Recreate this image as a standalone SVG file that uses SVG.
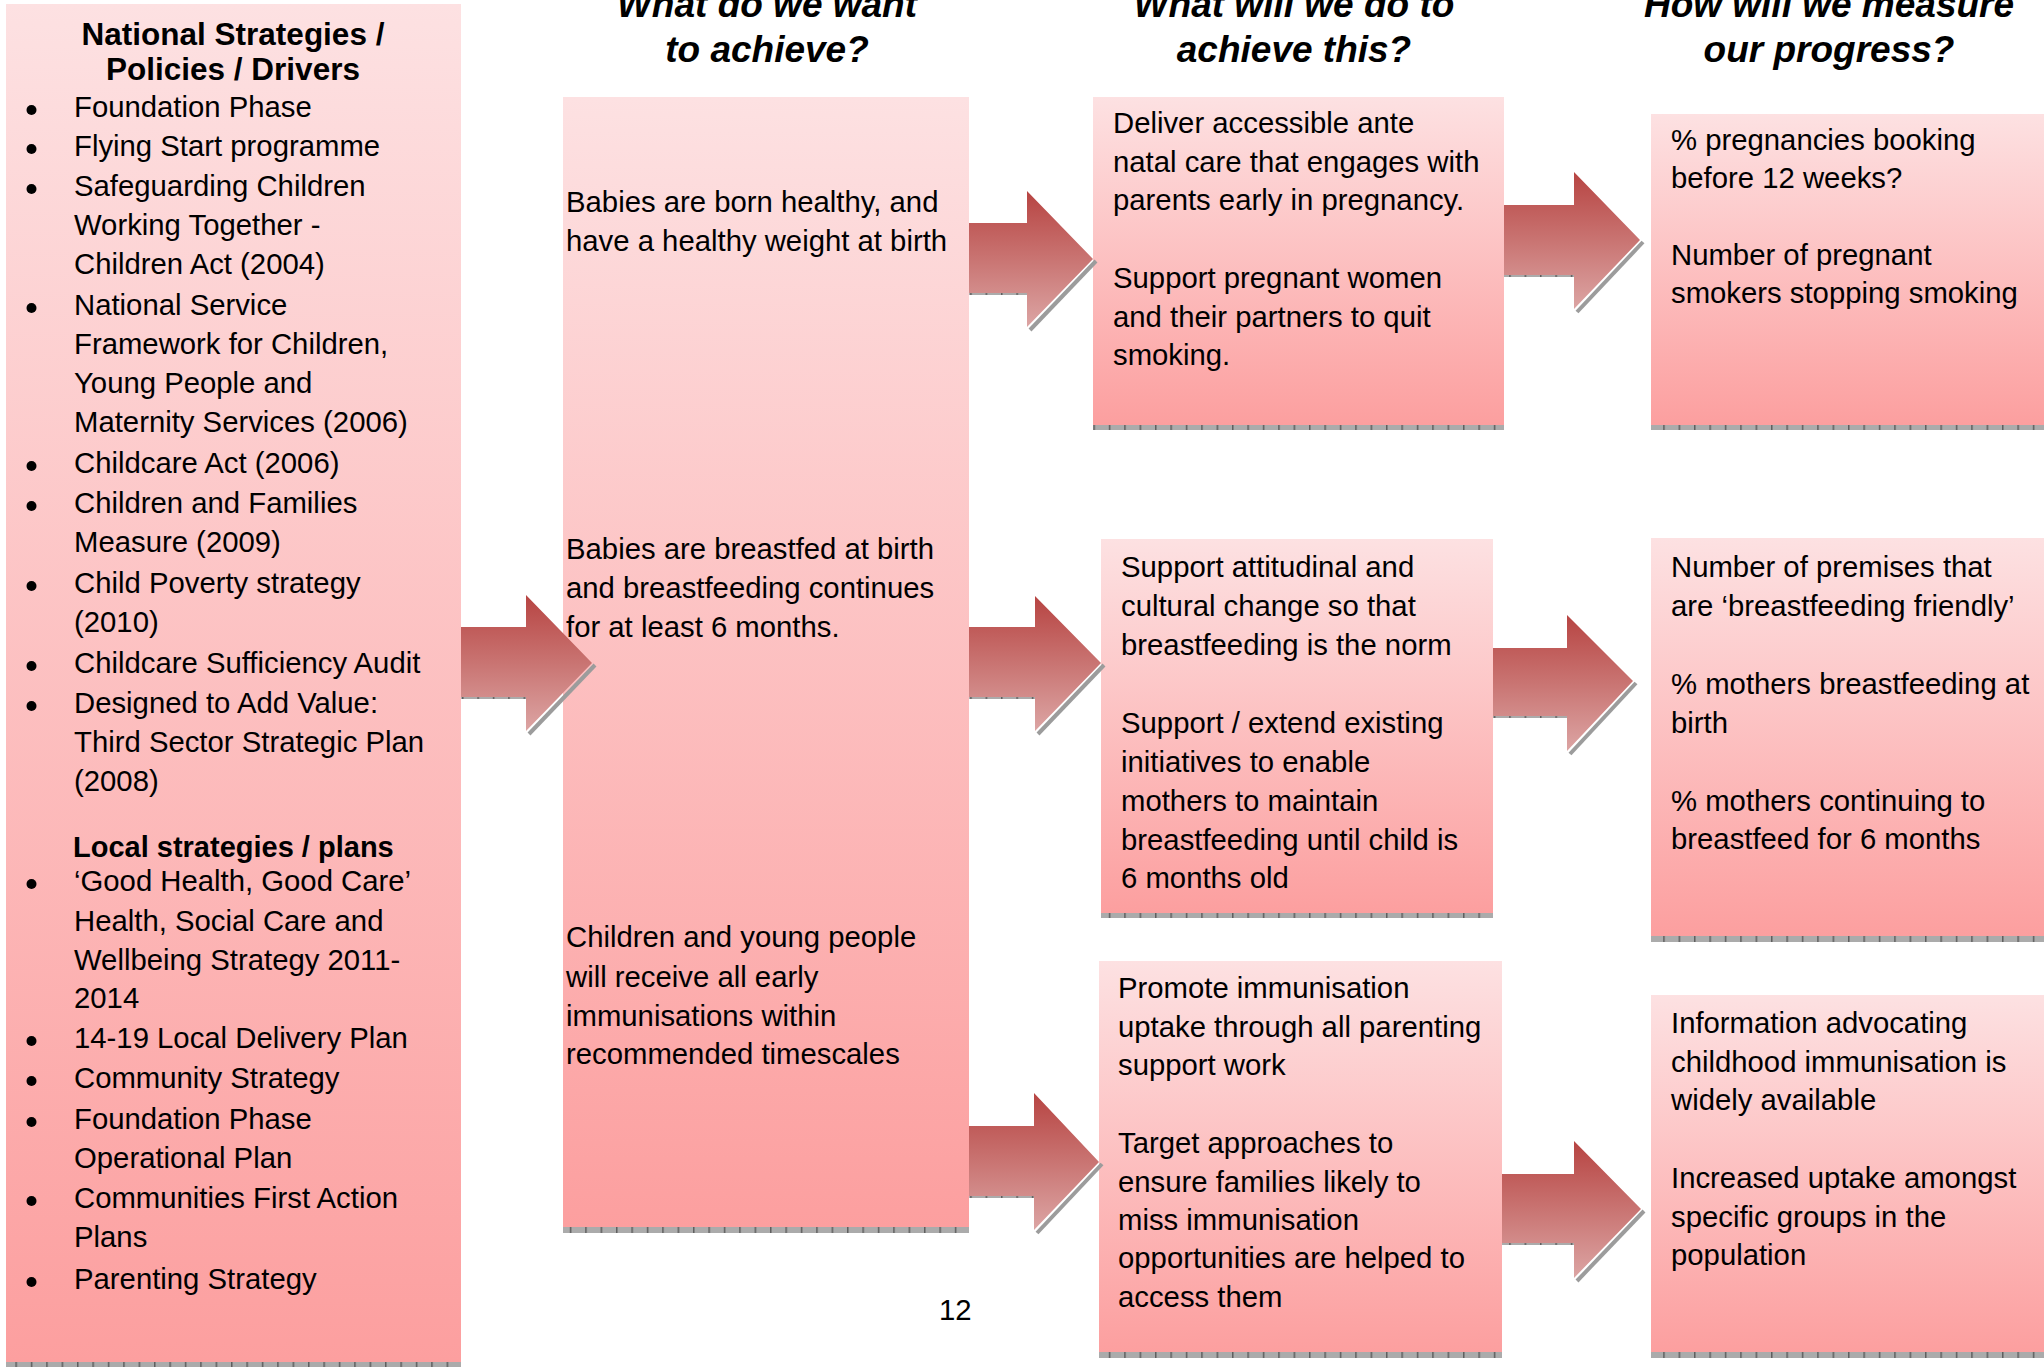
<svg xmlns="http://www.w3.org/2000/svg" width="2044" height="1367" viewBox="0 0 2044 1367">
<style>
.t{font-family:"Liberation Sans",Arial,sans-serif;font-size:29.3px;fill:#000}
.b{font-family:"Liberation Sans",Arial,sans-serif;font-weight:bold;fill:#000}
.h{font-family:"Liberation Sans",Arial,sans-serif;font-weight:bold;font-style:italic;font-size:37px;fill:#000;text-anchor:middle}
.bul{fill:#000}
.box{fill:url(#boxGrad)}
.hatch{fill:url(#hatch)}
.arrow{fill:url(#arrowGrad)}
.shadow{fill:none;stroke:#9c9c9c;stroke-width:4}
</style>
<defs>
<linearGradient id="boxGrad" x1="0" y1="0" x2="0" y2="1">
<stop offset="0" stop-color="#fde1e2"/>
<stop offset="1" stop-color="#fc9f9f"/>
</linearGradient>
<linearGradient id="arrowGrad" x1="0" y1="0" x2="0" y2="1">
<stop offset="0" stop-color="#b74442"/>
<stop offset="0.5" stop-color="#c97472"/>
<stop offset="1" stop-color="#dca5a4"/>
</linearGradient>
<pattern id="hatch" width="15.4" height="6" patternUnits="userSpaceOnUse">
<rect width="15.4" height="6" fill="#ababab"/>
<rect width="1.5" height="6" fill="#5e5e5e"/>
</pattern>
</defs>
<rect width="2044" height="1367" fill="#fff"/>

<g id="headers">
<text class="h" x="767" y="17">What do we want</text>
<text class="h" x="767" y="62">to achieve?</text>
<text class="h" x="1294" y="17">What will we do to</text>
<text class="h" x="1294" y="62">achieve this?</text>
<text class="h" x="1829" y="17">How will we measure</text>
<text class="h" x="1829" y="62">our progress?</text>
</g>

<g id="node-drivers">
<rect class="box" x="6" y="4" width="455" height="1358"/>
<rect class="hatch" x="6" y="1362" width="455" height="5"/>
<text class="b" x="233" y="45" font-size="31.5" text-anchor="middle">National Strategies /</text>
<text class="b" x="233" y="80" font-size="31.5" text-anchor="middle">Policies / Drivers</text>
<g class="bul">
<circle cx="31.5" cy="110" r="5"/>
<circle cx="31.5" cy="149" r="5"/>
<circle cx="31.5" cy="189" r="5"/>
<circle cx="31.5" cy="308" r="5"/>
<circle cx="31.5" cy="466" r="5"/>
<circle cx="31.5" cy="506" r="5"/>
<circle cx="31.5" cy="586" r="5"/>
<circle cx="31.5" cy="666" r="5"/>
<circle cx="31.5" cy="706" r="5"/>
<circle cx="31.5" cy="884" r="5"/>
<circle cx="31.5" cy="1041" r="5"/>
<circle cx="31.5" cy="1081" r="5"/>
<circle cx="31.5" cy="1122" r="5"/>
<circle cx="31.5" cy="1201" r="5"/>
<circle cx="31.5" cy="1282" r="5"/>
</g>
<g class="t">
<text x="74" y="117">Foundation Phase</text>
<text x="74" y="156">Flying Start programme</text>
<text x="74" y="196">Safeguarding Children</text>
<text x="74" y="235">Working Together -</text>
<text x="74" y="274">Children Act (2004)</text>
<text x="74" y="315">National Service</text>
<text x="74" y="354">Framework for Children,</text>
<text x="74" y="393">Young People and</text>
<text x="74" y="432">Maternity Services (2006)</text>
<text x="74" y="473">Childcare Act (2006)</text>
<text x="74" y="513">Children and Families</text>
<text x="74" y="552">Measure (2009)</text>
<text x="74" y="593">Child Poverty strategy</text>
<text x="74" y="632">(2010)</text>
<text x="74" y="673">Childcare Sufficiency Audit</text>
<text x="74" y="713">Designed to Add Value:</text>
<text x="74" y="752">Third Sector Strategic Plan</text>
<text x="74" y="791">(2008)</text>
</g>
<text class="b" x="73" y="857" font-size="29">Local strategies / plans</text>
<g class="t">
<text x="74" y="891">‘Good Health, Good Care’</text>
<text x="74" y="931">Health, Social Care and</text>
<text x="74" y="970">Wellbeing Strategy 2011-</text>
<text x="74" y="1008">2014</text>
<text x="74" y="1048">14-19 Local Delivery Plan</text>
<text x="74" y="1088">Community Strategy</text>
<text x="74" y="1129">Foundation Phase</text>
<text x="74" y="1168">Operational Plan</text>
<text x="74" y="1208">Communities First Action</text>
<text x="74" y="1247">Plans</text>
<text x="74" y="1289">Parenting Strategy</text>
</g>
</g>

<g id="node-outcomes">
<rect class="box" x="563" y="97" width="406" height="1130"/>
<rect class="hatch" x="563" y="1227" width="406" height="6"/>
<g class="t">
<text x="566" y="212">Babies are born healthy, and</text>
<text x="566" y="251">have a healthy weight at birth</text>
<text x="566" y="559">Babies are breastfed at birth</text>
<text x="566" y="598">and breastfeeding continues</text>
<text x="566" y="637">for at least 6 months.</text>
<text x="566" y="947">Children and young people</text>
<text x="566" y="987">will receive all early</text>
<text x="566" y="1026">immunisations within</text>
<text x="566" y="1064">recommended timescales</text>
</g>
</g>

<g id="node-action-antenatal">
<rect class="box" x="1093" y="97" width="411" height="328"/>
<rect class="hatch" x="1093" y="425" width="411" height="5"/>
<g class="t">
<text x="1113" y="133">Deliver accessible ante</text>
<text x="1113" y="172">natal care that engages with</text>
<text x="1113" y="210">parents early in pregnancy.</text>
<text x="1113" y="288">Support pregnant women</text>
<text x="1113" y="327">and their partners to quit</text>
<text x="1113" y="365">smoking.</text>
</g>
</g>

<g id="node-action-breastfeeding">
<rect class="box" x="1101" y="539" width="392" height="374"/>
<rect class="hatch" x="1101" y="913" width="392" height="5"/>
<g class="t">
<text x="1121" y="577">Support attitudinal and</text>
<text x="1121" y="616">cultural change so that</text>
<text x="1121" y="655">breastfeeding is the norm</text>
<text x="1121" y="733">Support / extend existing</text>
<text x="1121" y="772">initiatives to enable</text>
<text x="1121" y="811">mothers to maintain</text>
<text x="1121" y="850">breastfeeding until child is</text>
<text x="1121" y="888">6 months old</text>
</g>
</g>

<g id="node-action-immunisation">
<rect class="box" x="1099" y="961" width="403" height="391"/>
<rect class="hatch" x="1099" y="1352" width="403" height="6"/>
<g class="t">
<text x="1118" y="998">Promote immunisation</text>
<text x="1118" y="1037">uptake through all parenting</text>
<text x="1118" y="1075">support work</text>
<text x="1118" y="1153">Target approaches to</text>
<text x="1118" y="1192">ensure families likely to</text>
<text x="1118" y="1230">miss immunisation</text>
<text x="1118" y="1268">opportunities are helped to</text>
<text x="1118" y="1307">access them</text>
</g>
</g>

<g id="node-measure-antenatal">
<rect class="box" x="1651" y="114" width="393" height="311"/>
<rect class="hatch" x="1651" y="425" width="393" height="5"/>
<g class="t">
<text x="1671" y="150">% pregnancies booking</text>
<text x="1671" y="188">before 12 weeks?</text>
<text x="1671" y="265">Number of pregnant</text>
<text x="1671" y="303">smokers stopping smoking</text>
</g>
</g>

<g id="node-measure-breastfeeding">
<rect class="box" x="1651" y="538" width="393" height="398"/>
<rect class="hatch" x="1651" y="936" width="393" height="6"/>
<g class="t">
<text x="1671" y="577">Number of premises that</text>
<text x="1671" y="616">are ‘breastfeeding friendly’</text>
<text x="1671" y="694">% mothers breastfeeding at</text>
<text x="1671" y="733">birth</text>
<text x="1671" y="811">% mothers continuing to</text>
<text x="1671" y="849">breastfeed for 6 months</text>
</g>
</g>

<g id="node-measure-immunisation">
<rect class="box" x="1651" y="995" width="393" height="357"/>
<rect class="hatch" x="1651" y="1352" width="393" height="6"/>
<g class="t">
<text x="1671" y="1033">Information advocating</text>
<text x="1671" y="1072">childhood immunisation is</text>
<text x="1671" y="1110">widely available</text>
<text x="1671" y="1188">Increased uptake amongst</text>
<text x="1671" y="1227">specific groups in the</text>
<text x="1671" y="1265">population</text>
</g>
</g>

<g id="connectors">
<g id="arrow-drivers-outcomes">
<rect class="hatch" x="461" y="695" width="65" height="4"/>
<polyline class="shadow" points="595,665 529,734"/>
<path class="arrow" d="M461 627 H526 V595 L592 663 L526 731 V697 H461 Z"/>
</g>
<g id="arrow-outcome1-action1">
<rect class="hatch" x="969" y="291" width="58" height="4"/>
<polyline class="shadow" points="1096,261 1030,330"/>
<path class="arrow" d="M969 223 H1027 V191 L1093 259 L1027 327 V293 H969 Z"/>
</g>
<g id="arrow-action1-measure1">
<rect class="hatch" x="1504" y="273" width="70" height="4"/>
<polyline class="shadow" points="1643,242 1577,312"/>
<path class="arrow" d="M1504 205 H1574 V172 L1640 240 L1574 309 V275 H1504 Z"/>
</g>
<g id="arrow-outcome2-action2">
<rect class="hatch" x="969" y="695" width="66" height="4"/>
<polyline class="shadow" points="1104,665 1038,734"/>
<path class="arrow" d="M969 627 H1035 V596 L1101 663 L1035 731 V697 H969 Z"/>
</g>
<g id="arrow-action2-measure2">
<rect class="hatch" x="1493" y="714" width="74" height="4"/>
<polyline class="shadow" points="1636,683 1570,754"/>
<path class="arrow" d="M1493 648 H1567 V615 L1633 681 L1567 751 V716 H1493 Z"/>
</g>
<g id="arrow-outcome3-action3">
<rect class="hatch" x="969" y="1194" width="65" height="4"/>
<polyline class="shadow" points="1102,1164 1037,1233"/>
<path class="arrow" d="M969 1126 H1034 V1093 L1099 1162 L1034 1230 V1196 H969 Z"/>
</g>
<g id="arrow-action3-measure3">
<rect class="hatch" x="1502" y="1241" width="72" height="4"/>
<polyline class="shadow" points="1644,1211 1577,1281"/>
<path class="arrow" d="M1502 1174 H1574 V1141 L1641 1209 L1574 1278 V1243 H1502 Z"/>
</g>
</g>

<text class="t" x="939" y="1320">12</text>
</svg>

» What you are asked to do:
Check each line above for the string "this" and show the ones that have it.

» Exercise answer:
Recreate this image as a standalone SVG file that uses SVG.
<text class="h" x="1294" y="62">achieve this?</text>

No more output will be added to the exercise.